PORTO – One thing is now certain about the upcoming presidential election in the United States: the next president will not be a committed free trader. The presumptive Democratic nominee, Hillary Clinton, is at best a lukewarm supporter of freer trade, and of the Trans-Pacific Partnership in particular. Her Republican counterpart, Donald Trump, is downright hostile to trade deals that would throw open US markets. Breaking with modern Republican tradition, Trump envisages a 35% tariff on imported cars and parts produced by Ford plants in Mexico and a 45% tariff on imports from China.

Economists are all but unanimous in arguing that the macroeconomic effects of Trump’s plan would be disastrous. Repudiation of free and open trade would devastate confidence and depress investment. Other countries would retaliate by imposing tariffs of their own, flattening US exports. The consequences would resemble those of the Smoot-Hawley Tariff, enacted by the US Congress in 1930 and signed by an earlier, disgraced Republican president, Herbert Hoover – a measure that exacerbated the Great Depression.

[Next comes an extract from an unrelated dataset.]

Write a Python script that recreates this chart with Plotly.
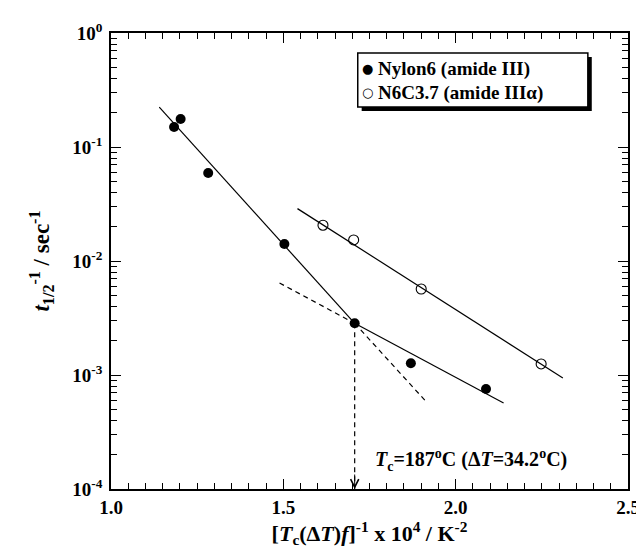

But just because economists agree doesn’t mean they’re right. When the economy is in a liquidity trap – when demand is deficient, prices are stagnant or falling, and interest rates approach zero – normal macroeconomic logic goes out the window. That conclusion applies to the macroeconomic effects of tariff protection in general, and to the Smoot-Hawley Tariff in particular. This is a point I demonstrated in an academic paper written – I hesitate to admit – fully 30 years ago.

Consider the following thought experiment. President Trump signs a bill slapping a tariff on imports from China. This shifts US spending toward goods produced by domestic firms. It puts upward pressure on US prices, which is helpful when there is a risk of deflation.